Ce qui nous a aidés, c’était de réussir avec les joueurs qu’on avait. Il fallait être très proactifs et bien utiliser nos ressources à chaque étape du développement des jeunes.

Guillaume Marx, chef de la performance chez Tennis Canada

Heureusement pour le programme, Tennis Canada a pu profiter des coffres de l’Omnium Banque Nationale. Le tournoi annuel est aussi un bon indicateur du taux de popularité du tennis. Évidemment, Eugène Lapierre, directeur de l’OBN et vice-président du tennis professionnel chez Tennis Canada, croit que même si le projet était risqué dans une certaine mesure, le solage financier procuré par le tournoi a permis d’établir des bases solides. « On avait de plus en plus de sous et de moyens pour faire quelque chose et développer le sport. »

Louis Borfiga ne passe pas par quatre chemins lorsqu’il fait le bilan du travail accompli : « On peut vraiment dire, 15 ans plus tard, que le plan de Tennis Canada s’est concrétisé. »

La tendance est au changement et c’est le Centre national qui l’a orchestré.

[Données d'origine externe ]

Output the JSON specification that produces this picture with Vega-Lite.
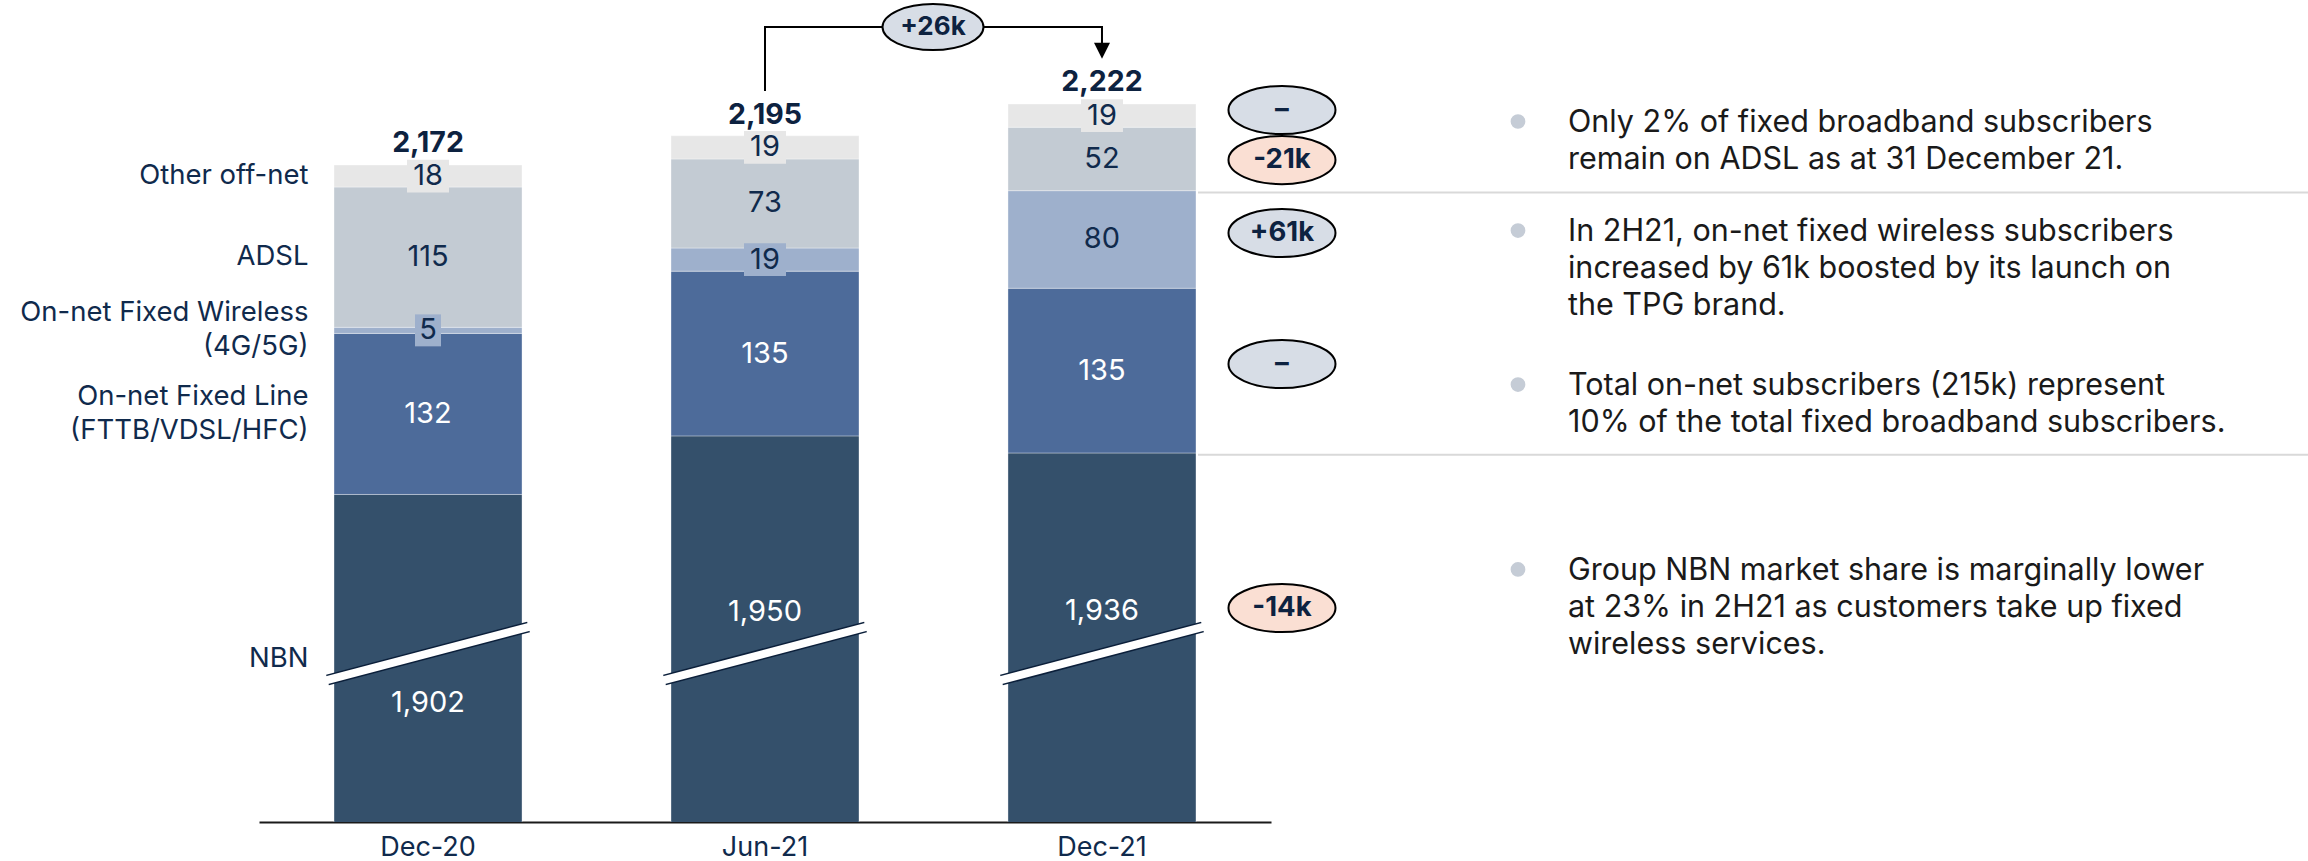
{
  "$schema": "https://vega.github.io/schema/vega-lite/v6.json",
  "width": 1012,
  "height": 822,
  "autosize": {"type": "none"},
  "padding": {"left": 259, "top": 0, "right": 1037, "bottom": 39},
  "background": "white",
  "config": {"view": {"stroke": null}, "font": "Inter"},
  "datasets": {
    "segments": [
      {"period": "Dec-20", "category": "NBN", "rank": 1, "value": 1902, "label_at": 1731},
      {"period": "Dec-20", "category": "On-net Fixed Line\n(FTTB/VDSL/HFC)", "rank": 2, "value": 132},
      {"period": "Dec-20", "category": "On-net Fixed Wireless\n(4G/5G)", "rank": 3, "value": 5},
      {"period": "Dec-20", "category": "ADSL", "rank": 4, "value": 115},
      {"period": "Dec-20", "category": "Other off-net", "rank": 5, "value": 18},
      {"period": "Jun-21", "category": "NBN", "rank": 1, "value": 1950, "label_at": 1805.6},
      {"period": "Jun-21", "category": "On-net Fixed Line\n(FTTB/VDSL/HFC)", "rank": 2, "value": 135},
      {"period": "Jun-21", "category": "On-net Fixed Wireless\n(4G/5G)", "rank": 3, "value": 19},
      {"period": "Jun-21", "category": "ADSL", "rank": 4, "value": 73},
      {"period": "Jun-21", "category": "Other off-net", "rank": 5, "value": 19},
      {"period": "Dec-21", "category": "NBN", "rank": 1, "value": 1936, "label_at": 1806.5},
      {"period": "Dec-21", "category": "On-net Fixed Line\n(FTTB/VDSL/HFC)", "rank": 2, "value": 135},
      {"period": "Dec-21", "category": "On-net Fixed Wireless\n(4G/5G)", "rank": 3, "value": 80},
      {"period": "Dec-21", "category": "ADSL", "rank": 4, "value": 52},
      {"period": "Dec-21", "category": "Other off-net", "rank": 5, "value": 19}
    ],
    "totals": [
      {"period": "Dec-20", "total": 2172},
      {"period": "Jun-21", "total": 2195},
      {"period": "Dec-21", "total": 2222}
    ],
    "breaks": [
      {"period": "Dec-20", "at": 1771.6},
      {"period": "Jun-21", "at": 1771.6},
      {"period": "Dec-21", "at": 1771.6}
    ],
    "bracket": [
      {"period": "Jun-21", "step": 1, "at": 2232.7},
      {"period": "Jun-21", "step": 2, "at": 2285.1},
      {"period": "Dec-21", "step": 3, "at": 2285.1},
      {"period": "Dec-21", "step": 4, "at": 2265.6}
    ],
    "change": [
      {"period": "Jun-21", "label": "+26k", "tone": "flat", "at": 2285.1}
    ],
    "deltas": [
      {"period": "Dec-21", "label": "–", "tone": "flat", "at": 2217.1},
      {"period": "Dec-21", "label": "-21k", "tone": "down", "at": 2176.1},
      {"period": "Dec-21", "label": "+61k", "tone": "flat", "at": 2116.3},
      {"period": "Dec-21", "label": "–", "tone": "flat", "at": 2008.9},
      {"period": "Dec-21", "label": "-14k", "tone": "down", "at": 1808.9}
    ],
    "separators": [
      {"period": "Dec-21", "level": 2149.5},
      {"period": "Dec-21", "level": 1934.5}
    ],
    "notes": [
      {"period": "Dec-21", "at": 2199.1, "note": "Only 2% of fixed broadband subscribers\nremain on ADSL as at 31 December 21."},
      {"period": "Dec-21", "at": 2109.7, "note": "In 2H21, on-net fixed wireless subscribers\nincreased by 61k boosted by its launch on\nthe TPG brand."},
      {"period": "Dec-21", "at": 1983.5, "note": "Total on-net subscribers (215k) represent\n10% of the total fixed broadband subscribers."},
      {"period": "Dec-21", "at": 1831.9, "note": "Group NBN market share is marginally lower\nat 23% in 2H21 as customers take up fixed\nwireless services."}
    ]
  },
  "encoding": {
    "x": {
      "field": "period",
      "type": "nominal",
      "sort": ["Dec-20", "Jun-21", "Dec-21"],
      "scale": {"type": "band", "domain": ["Dec-20", "Jun-21", "Dec-21"], "paddingInner": 0.4421, "paddingOuter": 0.2226},
      "axis": {
        "title": null,
        "labelAngle": 0,
        "labelFontSize": 27,
        "labelFont": "Inter",
        "labelColor": "#102a4c",
        "labelPadding": 12,
        "ticks": false,
        "tickSize": 0,
        "grid": false,
        "domainColor": "#1a1a1a",
        "domainWidth": 2
      }
    }
  },
  "layer": [
    {
      "data": {"name": "segments"},
      "mark": {"type": "bar", "clip": true, "stroke": "#ffffff", "strokeWidth": 1, "strokeOpacity": 0.35},
      "encoding": {
        "y": {"field": "value", "type": "quantitative", "stack": "zero", "scale": {"domain": [1633.5, 2307.3], "nice": false, "zero": false}, "axis": null},
        "color": {
          "field": "category",
          "type": "nominal",
          "scale": {
            "domain": ["NBN", "On-net Fixed Line\n(FTTB/VDSL/HFC)", "On-net Fixed Wireless\n(4G/5G)", "ADSL", "Other off-net"],
            "range": ["#34506b", "#4d6b9a", "#9eb0cc", "#c3cbd3", "#e7e7e7"]
          },
          "legend": null
        },
        "order": {"field": "rank", "type": "quantitative"}
      }
    },
    {
      "data": {"name": "segments"},
      "mark": {"type": "point", "filled": true, "strokeWidth": 0},
      "encoding": {
        "y": {"field": "value", "type": "quantitative", "stack": "zero", "bandPosition": 0.5, "scale": {"domain": [1633.5, 2307.3], "nice": false, "zero": false}, "axis": null},
        "color": {"field": "category", "type": "nominal", "legend": null},
        "detail": {"field": "category"},
        "order": {"field": "rank", "type": "quantitative"},
        "shape": {"condition": {"test": "datum.value < 10", "value": "M-1,-1.23H1V1.23H-1Z"}, "value": "M-1,-0.78H1V0.78H-1Z"},
        "size": {"condition": {"test": "datum.value < 10", "value": 676}, "value": 1764},
        "opacity": {"condition": {"test": "datum.value < 30", "value": 1}, "value": 0}
      }
    },
    {
      "data": {"name": "segments"},
      "mark": {"type": "text", "fontSize": 29, "baseline": "middle", "align": "center"},
      "encoding": {
        "y": {"field": "value", "type": "quantitative", "stack": "zero", "bandPosition": 0.5, "scale": {"domain": [1633.5, 2307.3], "nice": false, "zero": false}, "axis": null},
        "detail": {"field": "category"},
        "order": {"field": "rank", "type": "quantitative"},
        "text": {"field": "value", "type": "quantitative", "format": ","},
        "color": {"condition": {"test": "datum.rank <= 2", "value": "#ffffff"}, "value": "#102a4c"},
        "opacity": {"condition": {"test": "datum.rank == 1", "value": 0}, "value": 1}
      }
    },
    {
      "data": {"name": "breaks"},
      "mark": {"type": "point", "shape": "M-1,0.2637L1,-0.2637", "filled": false, "stroke": "#0b1f3a", "strokeWidth": 11, "strokeCap": "butt", "opacity": 1, "size": 40401},
      "encoding": {
        "y": {"field": "at", "type": "quantitative", "scale": {"domain": [1633.5, 2307.3], "nice": false, "zero": false}, "axis": null}
      }
    },
    {
      "data": {"name": "breaks"},
      "mark": {"type": "point", "shape": "M-1,0.2637L1,-0.2637", "filled": false, "stroke": "#ffffff", "strokeWidth": 8, "strokeCap": "butt", "opacity": 1, "size": 44000},
      "encoding": {
        "y": {"field": "at", "type": "quantitative", "scale": {"domain": [1633.5, 2307.3], "nice": false, "zero": false}, "axis": null}
      }
    },
    {
      "data": {"name": "segments"},
      "transform": [{"filter": "datum.rank == 1"}],
      "mark": {"type": "text", "fontSize": 29, "baseline": "middle", "align": "center", "color": "#ffffff"},
      "encoding": {
        "y": {"field": "label_at", "type": "quantitative", "scale": {"domain": [1633.5, 2307.3], "nice": false, "zero": false}, "axis": null},
        "text": {"field": "value", "type": "quantitative", "format": ","}
      }
    },
    {
      "data": {"name": "segments"},
      "transform": [{"filter": "datum.period == 'Dec-20'"}],
      "mark": {"type": "text", "fontSize": 27.5, "baseline": "middle", "align": "right", "dx": -119.5, "lineBreak": "\n", "lineHeight": 34, "color": "#102a4c"},
      "encoding": {
        "y": {"field": "value", "type": "quantitative", "stack": "zero", "bandPosition": 0.5, "scale": {"domain": [1633.5, 2307.3], "nice": false, "zero": false}, "axis": null},
        "detail": {"field": "category"},
        "order": {"field": "rank", "type": "quantitative"},
        "text": {"field": "category", "type": "nominal"},
        "opacity": {"condition": {"test": "datum.rank >= 4", "value": 1}, "value": 0}
      }
    },
    {
      "data": {"name": "segments"},
      "transform": [{"filter": "datum.period == 'Dec-20'"}],
      "mark": {"type": "text", "fontSize": 27.5, "baseline": "line-bottom", "align": "right", "dx": -119.5, "lineBreak": "\n", "lineHeight": 34, "color": "#102a4c"},
      "encoding": {
        "y": {"field": "value", "type": "quantitative", "stack": "zero", "bandPosition": 0.5, "scale": {"domain": [1633.5, 2307.3], "nice": false, "zero": false}, "axis": null},
        "detail": {"field": "category"},
        "order": {"field": "rank", "type": "quantitative"},
        "text": {"field": "category", "type": "nominal"},
        "opacity": {"condition": {"test": "datum.rank == 2 || datum.rank == 3", "value": 1}, "value": 0}
      }
    },
    {
      "data": {"name": "breaks"},
      "transform": [{"filter": "datum.period == 'Dec-20'"}],
      "mark": {"type": "text", "fontSize": 27.5, "baseline": "middle", "align": "right", "dx": -119.5, "dy": 5, "color": "#102a4c", "text": "NBN"},
      "encoding": {
        "y": {"field": "at", "type": "quantitative", "scale": {"domain": [1633.5, 2307.3], "nice": false, "zero": false}, "axis": null}
      }
    },
    {
      "data": {"name": "totals"},
      "mark": {"type": "text", "fontSize": 28.5, "fontWeight": "bold", "baseline": "middle", "align": "center", "dy": -22, "color": "#0d2240"},
      "encoding": {
        "y": {"field": "total", "type": "quantitative", "scale": {"domain": [1633.5, 2307.3], "nice": false, "zero": false}, "axis": null},
        "text": {"field": "total", "type": "quantitative", "format": ","}
      }
    },
    {
      "data": {"name": "bracket"},
      "mark": {"type": "line", "color": "#000000", "strokeWidth": 2, "interpolate": "linear"},
      "encoding": {
        "y": {"field": "at", "type": "quantitative", "scale": {"domain": [1633.5, 2307.3], "nice": false, "zero": false}, "axis": null},
        "order": {"field": "step", "type": "quantitative"}
      }
    },
    {
      "data": {"name": "bracket"},
      "transform": [{"filter": "datum.step == 4"}],
      "mark": {"type": "point", "shape": "M-1,-1L1,-1L0,1Z", "filled": true, "color": "#000000", "opacity": 1, "size": 256},
      "encoding": {
        "y": {"field": "at", "type": "quantitative", "scale": {"domain": [1633.5, 2307.3], "nice": false, "zero": false}, "axis": null}
      }
    },
    {
      "data": {"name": "change"},
      "mark": {"type": "point", "shape": "M-1,0A1,0.455,0,1,0,1,0A1,0.455,0,1,0,-1,0Z", "filled": true, "stroke": "#000000", "strokeWidth": 2, "opacity": 1, "size": 10201, "xOffset": 168},
      "encoding": {
        "y": {"field": "at", "type": "quantitative", "scale": {"domain": [1633.5, 2307.3], "nice": false, "zero": false}, "axis": null},
        "fill": {"field": "tone", "type": "nominal", "scale": {"domain": ["flat", "down"], "range": ["#d7dde6", "#fadfd3"]}, "legend": null}
      }
    },
    {
      "data": {"name": "change"},
      "mark": {"type": "text", "fontSize": 26, "fontWeight": "bold", "baseline": "middle", "align": "center", "dx": 168, "color": "#0d2240"},
      "encoding": {
        "y": {"field": "at", "type": "quantitative", "scale": {"domain": [1633.5, 2307.3], "nice": false, "zero": false}, "axis": null},
        "text": {"field": "label", "type": "nominal"}
      }
    },
    {
      "data": {"name": "separators"},
      "mark": {"type": "point", "shape": "M0,0H1", "filled": false, "stroke": "#d9d9d9", "strokeWidth": 2, "opacity": 1, "size": 4928400, "xOffset": 96},
      "encoding": {
        "y": {"field": "level", "type": "quantitative", "scale": {"domain": [1633.5, 2307.3], "nice": false, "zero": false}, "axis": null}
      }
    },
    {
      "data": {"name": "deltas"},
      "mark": {"type": "point", "shape": "M-1,0A1,0.45,0,1,0,1,0A1,0.45,0,1,0,-1,0Z", "filled": true, "stroke": "#000000", "strokeWidth": 2, "opacity": 1, "size": 11449, "xOffset": 180},
      "encoding": {
        "y": {"field": "at", "type": "quantitative", "scale": {"domain": [1633.5, 2307.3], "nice": false, "zero": false}, "axis": null},
        "fill": {"field": "tone", "type": "nominal", "scale": {"domain": ["flat", "down"], "range": ["#d7dde6", "#fadfd3"]}, "legend": null}
      }
    },
    {
      "data": {"name": "deltas"},
      "mark": {"type": "text", "fontSize": 27.5, "fontWeight": "bold", "baseline": "middle", "align": "center", "dx": 180, "color": "#0d2240"},
      "encoding": {
        "y": {"field": "at", "type": "quantitative", "scale": {"domain": [1633.5, 2307.3], "nice": false, "zero": false}, "axis": null},
        "text": {"field": "label", "type": "nominal"}
      }
    },
    {
      "data": {"name": "notes"},
      "mark": {"type": "point", "shape": "circle", "filled": true, "color": "#c5ccd6", "opacity": 1, "size": 217, "xOffset": 416, "yOffset": -10.5},
      "encoding": {
        "y": {"field": "at", "type": "quantitative", "scale": {"domain": [1633.5, 2307.3], "nice": false, "zero": false}, "axis": null}
      }
    },
    {
      "data": {"name": "notes"},
      "mark": {"type": "text", "fontSize": 30.5, "baseline": "alphabetic", "align": "left", "dx": 466, "lineBreak": "\n", "lineHeight": 37, "color": "#1a1a1a"},
      "encoding": {
        "y": {"field": "at", "type": "quantitative", "scale": {"domain": [1633.5, 2307.3], "nice": false, "zero": false}, "axis": null},
        "text": {"field": "note", "type": "nominal"}
      }
    }
  ]
}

Un programme qui demeure relativement méconnu, même s’il est la pierre angulaire de la révolution tennistique du Canada. « Si ce n’est pas tout le monde qui sait qu’un Centre national a été créé, tout le monde est capable de percevoir qu’il s’est passé quelque chose depuis une décennie. Il y a eu un changement de mentalité », soulève Eugène Lapierre.

Tous les intervenants rencontrés ne doutent pas que le Centre national est là pour de bon et que le Canada réserve une tonne de belles surprises au reste de la planète tennis.